Thursday, May 31, 2012

Recently

  1. My paper was accepted! Yay! Now I need to write the talk.
  2. I have given up on medicating the cat. Did you know that if you squirt an unpleasant-tasting liquid into a cat's mouth that your floor will end up covered with a truly impressive number of very large puddles of cat spit? It is hard to imagine that there is enough liquid inside a cat to produce that much cat spit. But there is. Fortunately, I had the foresight to buy the "dye free" version of the children's benadryl.
  3. Someone was wrong on the internet. About Jacobson rings. So of course I needed to weigh in. A lot of what you see on the Internet is only true of commutative Jacobson ring, but there is a lot of interesting stuff going on in the not-necessarily-commutative case. So of course I had to weigh in. And in the course of doing so, I have discovered that I have misplaced one of my copies of McConnell and Robson.

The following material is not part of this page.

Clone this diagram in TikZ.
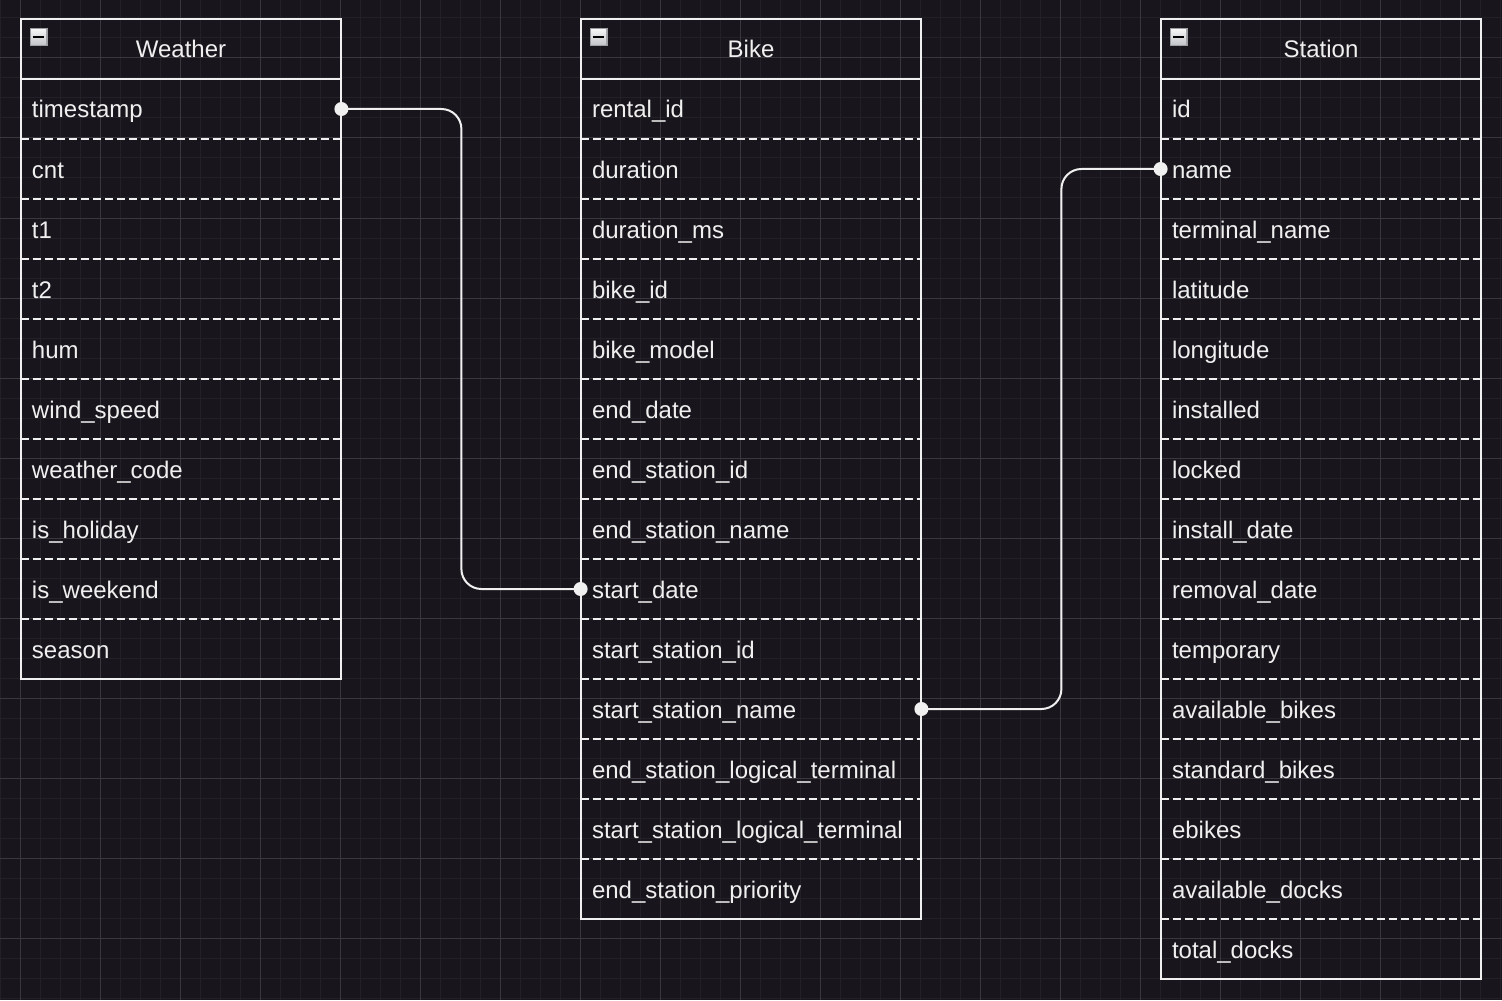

Considering how long it has been since I have done anything with ring theory, I should have sold the math books before I lost them. But then how could I correct mistakes on the Internet? There is more to life than Eisenbud's Theorem 4.19.
  4. Construction on campus gets more interesting. They have changed traffic patterns to create the following intersection.
    I'm sure that no undergraduates will be involved in accidents at this intersection. This intersection seems to be the epitome of local traffic engineering. I like it even better than our three-way stop.
  5. I have bought a $100 Cuisinart coffee-maker, which you might laugh at me about because I can not taste the difference between good coffee and bad coffe. But I care very much about the temperature of the coffee, and this coffee is very, very hot.
  6. My PI has assigned me a high school student as a summer minion. I have been told that the student needs a research project to occupy his time this summer. High school student does not come with an especially impressive array of skills for computational science, as high school student's background in both computing and science is at a, well, high school level. Math without proofs to the rescue! I am giving the high school student a combinatorial problem about HPC scheduling. While queuing is a well-established area of research with many well-known results, there is plenty of work for a high school student to do about how our system with our queueing policies will behave under the range of conditions that we observe.